* **Material**
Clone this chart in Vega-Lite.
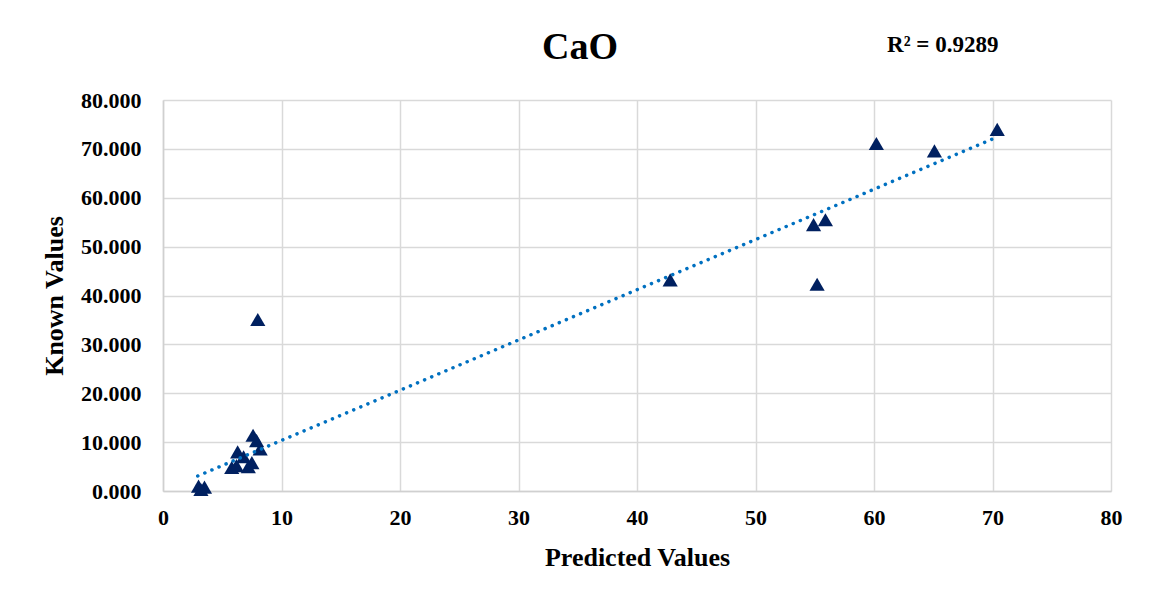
{
  "$schema": "https://vega.github.io/schema/vega-lite/v6.json",
  "width": 948,
  "height": 391,
  "autosize": {"type": "none"},
  "padding": {"left": 163, "top": 100, "right": 41, "bottom": 111},
  "background": "white",
  "config": {
    "font": "Liberation Serif",
    "view": {"stroke": null},
    "axis": {
      "gridColor": "#d9d9d9",
      "gridWidth": 1.5,
      "domainColor": "#d0d0d0",
      "domainWidth": 1.5,
      "ticks": false,
      "tickSize": 0,
      "labelFont": "Liberation Serif",
      "labelFontSize": 22,
      "labelFontWeight": "bold",
      "labelColor": "black",
      "labelFlush": false,
      "labelOverlap": false,
      "titleFont": "Liberation Serif",
      "titleFontSize": 26,
      "titleFontWeight": "bold",
      "titleColor": "black"
    }
  },
  "datasets": {
    "points": [
      {"predicted": 70.4, "known": 74.0},
      {"predicted": 60.2, "known": 71.1},
      {"predicted": 65.1, "known": 69.6},
      {"predicted": 55.9, "known": 55.5},
      {"predicted": 54.9, "known": 54.5},
      {"predicted": 55.2, "known": 42.3},
      {"predicted": 42.8, "known": 43.2},
      {"predicted": 8.0, "known": 35.1},
      {"predicted": 7.6, "known": 11.4},
      {"predicted": 7.9, "known": 10.3},
      {"predicted": 8.2, "known": 8.6},
      {"predicted": 6.3, "known": 8.0},
      {"predicted": 6.8, "known": 7.0},
      {"predicted": 7.5, "known": 5.8},
      {"predicted": 5.8, "known": 4.8},
      {"predicted": 7.2, "known": 5.0},
      {"predicted": 6.2, "known": 5.2},
      {"predicted": 3.0, "known": 1.0},
      {"predicted": 3.5, "known": 0.8},
      {"predicted": 3.2, "known": 0.3}
    ],
    "trend": [
      {"predicted": 2.93, "known": 3.07},
      {"predicted": 70.35, "known": 72.37}
    ],
    "labels": [
      {"label": "CaO", "px": 35.2, "py": 90.6, "kind": "title"},
      {"label": "R² = 0.9289", "px": 65.8, "py": 91.3, "kind": "r2"}
    ]
  },
  "layer": [
    {
      "data": {"name": "points"},
      "mark": {"type": "point", "shape": "triangle-up", "filled": true, "color": "#002060", "opacity": 1, "size": 230},
      "encoding": {
        "x": {
          "field": "predicted",
          "type": "quantitative",
          "scale": {"domain": [0, 80], "nice": false},
          "axis": {"title": "Predicted Values", "values": [0, 10, 20, 30, 40, 50, 60, 70, 80], "labelPadding": 16, "titlePadding": 16}
        },
        "y": {
          "field": "known",
          "type": "quantitative",
          "scale": {"domain": [0, 80], "nice": false},
          "axis": {"title": "Known Values", "values": [0, 10, 20, 30, 40, 50, 60, 70, 80], "format": ".3f", "labelPadding": 22, "titlePadding": 13}
        }
      }
    },
    {
      "data": {"name": "trend"},
      "mark": {"type": "line", "color": "#0070C0", "strokeWidth": 3.5, "strokeDash": [0.1, 7.6], "strokeCap": "round"},
      "encoding": {
        "x": {"field": "predicted", "type": "quantitative"},
        "y": {"field": "known", "type": "quantitative"}
      }
    },
    {
      "data": {"name": "labels"},
      "transform": [{"filter": "datum.kind === 'title'"}],
      "mark": {"type": "text", "font": "Liberation Serif", "fontSize": 38, "fontWeight": "bold", "color": "black"},
      "encoding": {
        "x": {"field": "px", "type": "quantitative"},
        "y": {"field": "py", "type": "quantitative"},
        "text": {"field": "label"}
      }
    },
    {
      "data": {"name": "labels"},
      "transform": [{"filter": "datum.kind === 'r2'"}],
      "mark": {"type": "text", "font": "Liberation Serif", "fontSize": 23, "fontWeight": "bold", "color": "black"},
      "encoding": {
        "x": {"field": "px", "type": "quantitative"},
        "y": {"field": "py", "type": "quantitative"},
        "text": {"field": "label"}
      }
    }
  ]
}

* **Instructions for the task**
Copy out each line exactly, without the pictures.

* **Task solution**
Clone this chart in Vega-Lite.
{
  "$schema": "https://vega.github.io/schema/vega-lite/v6.json",
  "width": 948,
  "height": 391,
  "autosize": {"type": "none"},
  "padding": {"left": 163, "top": 100, "right": 41, "bottom": 111},
  "background": "white",
  "config": {
    "font": "Liberation Serif",
    "view": {"stroke": null},
    "axis": {
      "gridColor": "#d9d9d9",
      "gridWidth": 1.5,
      "domainColor": "#d0d0d0",
      "domainWidth": 1.5,
      "ticks": false,
      "tickSize": 0,
      "labelFont": "Liberation Serif",
      "labelFontSize": 22,
      "labelFontWeight": "bold",
      "labelColor": "black",
      "labelFlush": false,
      "labelOverlap": false,
      "titleFont": "Liberation Serif",
      "titleFontSize": 26,
      "titleFontWeight": "bold",
      "titleColor": "black"
    }
  },
  "datasets": {
    "points": [
      {"predicted": 70.4, "known": 74.0},
      {"predicted": 60.2, "known": 71.1},
      {"predicted": 65.1, "known": 69.6},
      {"predicted": 55.9, "known": 55.5},
      {"predicted": 54.9, "known": 54.5},
      {"predicted": 55.2, "known": 42.3},
      {"predicted": 42.8, "known": 43.2},
      {"predicted": 8.0, "known": 35.1},
      {"predicted": 7.6, "known": 11.4},
      {"predicted": 7.9, "known": 10.3},
      {"predicted": 8.2, "known": 8.6},
      {"predicted": 6.3, "known": 8.0},
      {"predicted": 6.8, "known": 7.0},
      {"predicted": 7.5, "known": 5.8},
      {"predicted": 5.8, "known": 4.8},
      {"predicted": 7.2, "known": 5.0},
      {"predicted": 6.2, "known": 5.2},
      {"predicted": 3.0, "known": 1.0},
      {"predicted": 3.5, "known": 0.8},
      {"predicted": 3.2, "known": 0.3}
    ],
    "trend": [
      {"predicted": 2.93, "known": 3.07},
      {"predicted": 70.35, "known": 72.37}
    ],
    "labels": [
      {"label": "CaO", "px": 35.2, "py": 90.6, "kind": "title"},
      {"label": "R² = 0.9289", "px": 65.8, "py": 91.3, "kind": "r2"}
    ]
  },
  "layer": [
    {
      "data": {"name": "points"},
      "mark": {"type": "point", "shape": "triangle-up", "filled": true, "color": "#002060", "opacity": 1, "size": 230},
      "encoding": {
        "x": {
          "field": "predicted",
          "type": "quantitative",
          "scale": {"domain": [0, 80], "nice": false},
          "axis": {"title": "Predicted Values", "values": [0, 10, 20, 30, 40, 50, 60, 70, 80], "labelPadding": 16, "titlePadding": 16}
        },
        "y": {
          "field": "known",
          "type": "quantitative",
          "scale": {"domain": [0, 80], "nice": false},
          "axis": {"title": "Known Values", "values": [0, 10, 20, 30, 40, 50, 60, 70, 80], "format": ".3f", "labelPadding": 22, "titlePadding": 13}
        }
      }
    },
    {
      "data": {"name": "trend"},
      "mark": {"type": "line", "color": "#0070C0", "strokeWidth": 3.5, "strokeDash": [0.1, 7.6], "strokeCap": "round"},
      "encoding": {
        "x": {"field": "predicted", "type": "quantitative"},
        "y": {"field": "known", "type": "quantitative"}
      }
    },
    {
      "data": {"name": "labels"},
      "transform": [{"filter": "datum.kind === 'title'"}],
      "mark": {"type": "text", "font": "Liberation Serif", "fontSize": 38, "fontWeight": "bold", "color": "black"},
      "encoding": {
        "x": {"field": "px", "type": "quantitative"},
        "y": {"field": "py", "type": "quantitative"},
        "text": {"field": "label"}
      }
    },
    {
      "data": {"name": "labels"},
      "transform": [{"filter": "datum.kind === 'r2'"}],
      "mark": {"type": "text", "font": "Liberation Serif", "fontSize": 23, "fontWeight": "bold", "color": "black"},
      "encoding": {
        "x": {"field": "px", "type": "quantitative"},
        "y": {"field": "py", "type": "quantitative"},
        "text": {"field": "label"}
      }
    }
  ]
}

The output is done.